*REQUIRED WORK*:
The lines from the top of the material through the line with "6.38e11, 5.99e11, 5.57e11, 5.19e11, 4.78e11, 4.41e11, 4.03e11]" are to be set down exactly. Leave the pictures out.

*DATA SEGMENT*:
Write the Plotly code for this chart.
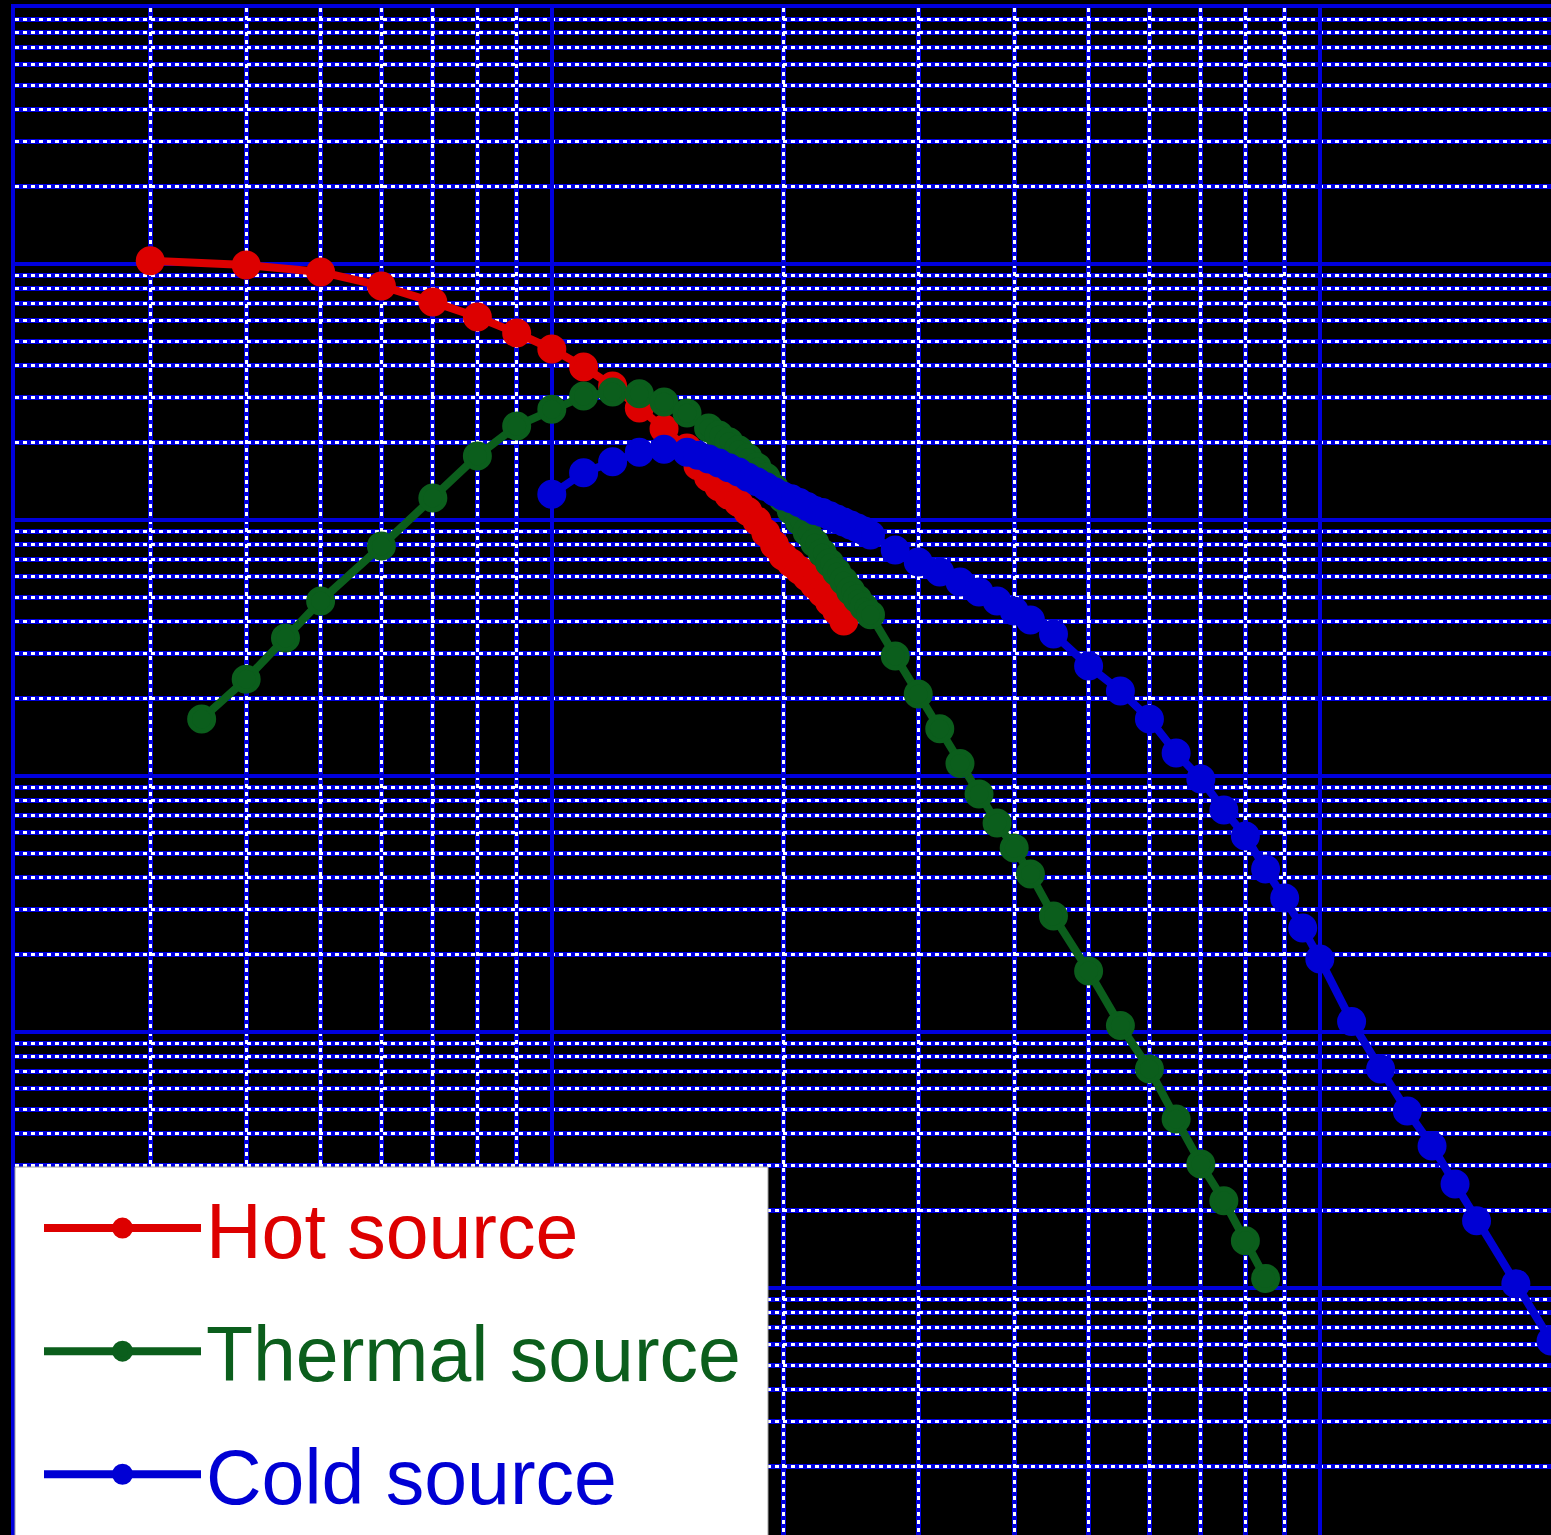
import plotly.graph_objects as go
import math

# ---- data (wavelength in Angstrom, flux per unit wavelength, log units) ----
hot_x = [0.3, 0.4, 0.5, 0.6, 0.7, 0.8, 0.9, 1.0, 1.1, 1.2, 1.3, 1.4, 1.5, 1.55,
         1.6, 1.65, 1.7, 1.75, 1.8, 1.85, 1.9, 1.95, 2.0, 2.05, 2.1, 2.15, 2.2,
         2.25, 2.3, 2.35, 2.4]
hot_y = [1.03e13, 9.91e12, 9.31e12, 8.21e12, 7.11e12, 6.21e12, 5.38e12, 4.66e12,
         3.96e12, 3.34e12, 2.74e12, 2.27e12, 1.91e12, 1.63e12, 1.47e12, 1.35e12,
         1.25e12, 1.17e12, 1.08e12, 9.91e11, 8.90e11, 7.99e11, 7.23e11, 6.79e11,
         6.38e11, 5.99e11, 5.57e11, 5.19e11, 4.78e11, 4.41e11, 4.03e11]

thermal_x = [0.35, 0.4, 0.45, 0.5, 0.6, 0.7, 0.8, 0.9, 1.0, 1.1, 1.2, 1.3, 1.4, 1.5,
             1.6, 1.65, 1.7, 1.75, 1.8, 1.85, 1.9, 1.95, 2.0, 2.05, 2.1, 2.15, 2.2,
             2.25, 2.3, 2.35, 2.4, 2.45, 2.5, 2.55, 2.6, 2.8, 3.0, 3.2, 3.4, 3.6,
             3.8, 4.0, 4.2, 4.5, 5.0, 5.5, 6.0, 6.5, 7.0, 7.5, 8.0, 8.5]
thermal_y = [1.67e11, 2.39e11, 3.46e11, 4.83e11, 7.92e11, 1.22e12, 1.78e12, 2.33e12,
             2.71e12, 3.05e12, 3.16e12, 3.11e12, 2.89e12, 2.62e12, 2.29e12, 2.15e12,
             2.02e12, 1.88e12, 1.75e12, 1.61e12, 1.47e12, 1.33e12, 1.21e12, 1.09e12,
             9.91e11, 8.98e11, 8.13e11, 7.43e11, 6.79e11, 6.26e11, 5.78e11, 5.28e11,
             4.91e11, 4.57e11, 4.26e11, 2.94e11, 2.09e11, 1.53e11, 1.12e11, 8.51e10,
             6.55e10, 5.23e10, 4.14e10, 2.84e10, 1.73e10, 1.06e10, 7.17e9, 4.57e9,
             3.05e9, 2.19e9, 1.53e9, 1.09e9]

cold_x = [1.0, 1.1, 1.2, 1.3, 1.4, 1.5, 1.55, 1.6, 1.65, 1.7, 1.75, 1.8, 1.85, 1.9,
          1.95, 2.0, 2.05, 2.1, 2.15, 2.2, 2.25, 2.3, 2.35, 2.4, 2.45, 2.5, 2.55,
          2.6, 2.8, 3.0, 3.2, 3.4, 3.6, 3.8, 4.0, 4.2, 4.5, 5.0, 5.5, 6.0, 6.5,
          7.0, 7.5, 8.0, 8.5, 9.0, 9.5, 10, 11, 12, 13, 14, 15, 16, 18, 20]
cold_y = [1.26e12, 1.53e12, 1.69e12, 1.84e12, 1.89e12, 1.84e12, 1.79e12, 1.73e12,
          1.67e12, 1.60e12, 1.54e12, 1.47e12, 1.41e12, 1.35e12, 1.29e12, 1.24e12,
          1.21e12, 1.17e12, 1.13e12, 1.09e12, 1.07e12, 1.04e12, 1.01e12, 9.82e11,
          9.56e11, 9.31e11, 9.06e11, 8.74e11, 7.63e11, 6.85e11, 6.26e11, 5.73e11,
          5.23e11, 4.83e11, 4.41e11, 4.07e11, 3.59e11, 2.69e11, 2.15e11, 1.67e11,
          1.23e11, 9.73e10, 7.36e10, 5.83e10, 4.33e10, 3.34e10, 2.55e10, 1.93e10,
          1.10e10, 7.17e9, 4.91e9, 3.59e9, 2.55e9, 1.83e9, 1.04e9, 6.21e8]

series_names = ["Hot source", "Thermal source", "Cold source"]
series_colors = ["#DD0000", "#0B5E1C", "#0000D4"]

# ---- geometry ----
W, H = 1551, 1535
ML, MT = 15, 8
PW, PH = W - ML, H - MT
X_RANGE = [math.log10(0.2), math.log10(20)]
Y_RANGE = [14 - PH / 256.0, 14]
GRID_BLUE = "#0000DC"


def px_to_paper_x(px):
    return (px - ML) / PW


def px_to_paper_y(py):
    return (H - py) / PH


fig = go.Figure()
for name, xs, ys, col in zip(series_names, [hot_x, thermal_x, cold_x],
                             [hot_y, thermal_y, cold_y], series_colors):
    fig.add_trace(go.Scatter(
        x=xs, y=ys, mode="lines+markers",
        name=f'<span style="color:{col}">{name}</span>',
        legendgroup=name,
        line=dict(color=col, width=8),
        marker=dict(color=col, size=24, symbol="circle",
                    line=dict(width=5, color=col)),
    ))

# empty trace to create the overlay subplot holding the white dotted minor grid
fig.add_trace(go.Scatter(x=[], y=[], xaxis="x2", yaxis="y2", showlegend=False,
                         hoverinfo="skip"))

common = dict(type="log", showticklabels=False, ticks="", zeroline=False)

fig.update_layout(
    width=W, height=H,
    margin=dict(l=ML, r=0, t=MT, b=0, pad=0, autoexpand=False),
    paper_bgcolor="black", plot_bgcolor="black",
    xaxis=dict(**common, range=X_RANGE, side="top", dtick=1,
               showgrid=True, gridcolor=GRID_BLUE, gridwidth=4,
               showline=True, linecolor=GRID_BLUE, linewidth=4, mirror=False,
               minor=dict(dtick="D1", showgrid=True, gridcolor=GRID_BLUE,
                          gridwidth=4.5, ticks="")),
    yaxis=dict(**common, range=Y_RANGE, dtick=1,
               showgrid=True, gridcolor=GRID_BLUE, gridwidth=4,
               showline=True, linecolor=GRID_BLUE, linewidth=4, mirror=True,
               minor=dict(dtick="D1", showgrid=True, gridcolor=GRID_BLUE,
                          gridwidth=4.5, ticks="")),
    xaxis2=dict(**common, range=X_RANGE, overlaying="x", anchor="y2", side="top",
                dtick=1, showgrid=False, showline=False,
                minor=dict(dtick="D1", showgrid=True, gridcolor="white",
                           gridwidth=2.5, griddash="4px,4px", ticks="")),
    yaxis2=dict(**common, range=Y_RANGE, overlaying="y", anchor="x2", side="right",
                dtick=1, showgrid=False, showline=False,
                minor=dict(dtick="D1", showgrid=True, gridcolor="white",
                           gridwidth=2.5, griddash="4px,4px", ticks="")),
    showlegend=True,
    legend=dict(
        x=px_to_paper_x(39), y=px_to_paper_y(1171.5),
        xanchor="left", yanchor="top",
        bgcolor="rgba(0,0,0,0)", borderwidth=0,
        itemwidth=157, traceorder="grouped", tracegroupgap=20,
        font=dict(family="Liberation Sans, Arial, sans-serif", size=77, color="black"),
    ),
    shapes=[dict(
        type="rect", xref="paper", yref="paper", layer="above",
        x0=px_to_paper_x(15), x1=px_to_paper_x(768),
        y0=px_to_paper_y(1540), y1=px_to_paper_y(1167),
        fillcolor="white", line=dict(color="#A0A0A0", width=1),
    )],
)

fig.write_html("out.html")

*THE ANSWER*:
Write the Plotly code for this chart.
import plotly.graph_objects as go
import math

# ---- data (wavelength in Angstrom, flux per unit wavelength, log units) ----
hot_x = [0.3, 0.4, 0.5, 0.6, 0.7, 0.8, 0.9, 1.0, 1.1, 1.2, 1.3, 1.4, 1.5, 1.55,
         1.6, 1.65, 1.7, 1.75, 1.8, 1.85, 1.9, 1.95, 2.0, 2.05, 2.1, 2.15, 2.2,
         2.25, 2.3, 2.35, 2.4]
hot_y = [1.03e13, 9.91e12, 9.31e12, 8.21e12, 7.11e12, 6.21e12, 5.38e12, 4.66e12,
         3.96e12, 3.34e12, 2.74e12, 2.27e12, 1.91e12, 1.63e12, 1.47e12, 1.35e12,
         1.25e12, 1.17e12, 1.08e12, 9.91e11, 8.90e11, 7.99e11, 7.23e11, 6.79e11,
         6.38e11, 5.99e11, 5.57e11, 5.19e11, 4.78e11, 4.41e11, 4.03e11]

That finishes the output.